L’Idiot vivait seul, rejeté par tous, fuyant les hommes qui le méprisaient. C’est alors que la rencontre avec un groupe d’enfants aux dons étranges va bouleverser sa vie : Janie, qui déplace les objets avec son esprit ; Beany et Bonnie, les jumelles qui disparaissent et apparaissent à volonté ; et Bébé, l’enfant mongolien au génie prodigieux.
Ils vont bientôt former une famille, autour de l’Idiot qui, pour la première fois, fait connaissance avec l’affection humaine. Peu à peu une unité d’un ordre supérieur, plus qu’humain, va s’établir entre les divers membres de ce groupe. Bébé en sera le cerveau, Beany et Bonnie les membres, Janie le cœur, et l’Idiot la conscience. (1)
Un thème bien précis relie nettement les trois novellas (2) qui composent ce roman : la solitude. Celle de l’être à part qui, de par sa différence même, s’attire incompréhension, puis peur, et enfin haine de la part de ses semblables. Isolé par l’ignorance, il porte ce qui fait de lui un surhumain – faute d’un meilleur terme – comme un fardeau jusqu’à ce qu’il trouve d’autres comme lui ou presque avec lesquels s’unir pour devenir une entité supérieure – un « être optimum » pour utiliser le terme précis que préférait Theodore Sturgeon (1918-1985) lui-même à celui de surhomme. Mais il reste encore à ce « plus qu’humain » fruit de l’union de ces êtres hors du commun à apprendre à vivre avec ceux qui le composent.
Ouvrage majeur d’un auteur majeur, Les Plus qu’humains se distingue radicalement de n’importe quel autre récit présentant des individus jugés monstrueux, et donc moins qu’humains en raison même de ces pouvoirs qui les rendent pourtant plus qu’humains, dans le sens où il propose une réflexion de fond sur ce qui rend une société possible. Car, bien sûr, cet « être optimum » composite constitue bel et bien une micro-société : il forme un groupe d’individus distincts qui doivent vivre ensemble pour le meilleur et surtout pour le pire. Dans ce sens, l’idée que l’auteur présente dans le dernier récit de cet ensemble pourrait très bien concerner n’importe quel autre type de société – y compris celle des gens « normaux » : la nôtre, donc.
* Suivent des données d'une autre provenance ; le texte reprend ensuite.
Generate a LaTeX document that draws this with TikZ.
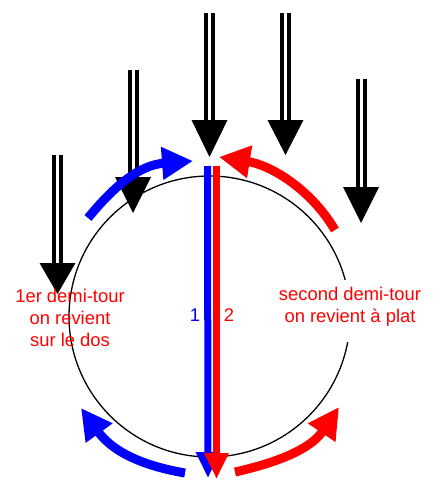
\documentclass[tikz,border=0pt]{standalone}
\usepackage{fontspec}
\setmainfont{Liberation Sans}
\usepackage{tikz}
\usetikzlibrary{arrows.meta}

\begin{document}
\begin{tikzpicture}[x=1pt,y=-1pt]
\tikzstyle{shaft}=[line width=4pt, double=white, double distance=3pt]
\tikzstyle{turn}=[line width=9pt, -{Triangle[length=31pt,width=31pt]}]
\tikzstyle{bar}=[line width=7pt, -{Triangle[length=26pt,width=23pt]}]
\tikzstyle{txt}=[font=\fontsize{18.4}{22}\selectfont, align=center]
  \useasboundingbox (0,0) rectangle (444,500);
  % falling arrows
  \foreach \x/\ytop/\ybase/\ytip in {57.5/155/263/294, 133/70/177/213, 209.5/13/120/157, 285.5/13/120/155, 361/79/187/223}{
    \draw[shaft] (\x,\ytop) -- (\x,\ybase+2);
    \fill (\x-18,\ybase) -- (\x+18,\ybase) -- (\x,\ytip) -- cycle;
  }
  % the loop
  \node[draw, circle, line width=1.3pt, minimum size=281pt, inner sep=0pt] (loop) at (209.5,316.5) {};
  % labels
  \node[txt, text=red] (firsttxt) at (70,317.5) {1er demi-tour\\on revient\\sur le dos};
  \node[txt, text=red, fill=white, inner xsep=4pt, inner ysep=7.5pt] (secondtxt) at (350,311) {second demi-tour\\on revient \`a plat\rule[-12pt]{0pt}{0pt}};
  \node[txt, text=blue, anchor=base] (onenode) at (195,321) {1};
  \node[txt, text=red, anchor=base] (twonode) at (229,321) {2};
  % vertical bars
  \coordinate (bluetop) at (207.5,166);
  \coordinate (bluebot) at (208,478);
  \coordinate (redtop) at (216.5,166);
  \coordinate (redbot) at (216.5,479);
  \draw[bar, blue] (bluetop) -- (bluebot);
  \draw[bar, red] (redtop) -- (redbot);
  % turning arrows
  \coordinate (bluestartA) at (88,218);
  \coordinate (blueendA) at (193,161);
  \coordinate (redstartA) at (335,230);
  \coordinate (redendA) at (219,157);
  \coordinate (bluestartB) at (185,473);
  \coordinate (blueendB) at (81,408);
  \coordinate (redstartB) at (235,472);
  \coordinate (redendB) at (339,407);
  \draw[turn, blue] (bluestartA) .. controls (115,185) and (140,165) .. (blueendA);
  \draw[turn, red] (redstartA) .. controls (310,188) and (270,165) .. (redendA);
  \draw[turn, blue] (bluestartB) .. controls (150,467) and (115,455) .. (blueendB);
  \draw[turn, red] (redstartB) .. controls (275,463) and (310,450) .. (redendB);
\end{tikzpicture}
\end{document}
À travers cette fable, au sens du terme désignant un récit dont on peut retenir une leçon fondamentale, Sturgeon remplit ce qu’il considère comme le rôle de l’écrivain : celui qui use de sa capacité à retenir l’attention d’une audience pour instiller à celle-ci une réflexion capable de modifier sa perception des choses, de bouleverser ses idées préconçues (3) – bref, de changer sa vie, ou du moins de participer à son évolution sur le plan mental. Certains diront qu’il n’était peut-être pas nécessaire d’en écrire autant pour en dire si peu, arguant de la forme parfois un peu difficile du texte ; d’autres comprendront qu’il faut savoir prendre le temps d’expliquer en détails les choses importantes pour que le message passe bien.
Second et dernier roman de Sturgeon, après Cristal qui songe (1950), une autre œuvre majeure du genre, Les Plus qu’humains compte toujours plus d’un demi-siècle après parmi ces ouvrages indispensables et au charme à nul autre pareil sans lequel une vie de lecteur de science-fiction n’en est pas vraiment une.
Et peut-être même une vie de lecteur tout court.
(1) ce quatrième de couverture est celui d’une édition précédente de l’ouvrage.
(2) texte dont la longueur en fait un intermédiaire entre la nouvelle et le roman.
(3) Marianne Leconte, préface à Le Livre d’or de la science-fiction : Theodore Sturgeon (Pocket, collection Le Livre d’or de la science-fiction n° 5013, 1er trimestre 1978, ISBN : 2-266-00455-7) ; lire ce texte en ligne.
Récompense :
Prix International Fantasy, catégorie fiction, en 1954.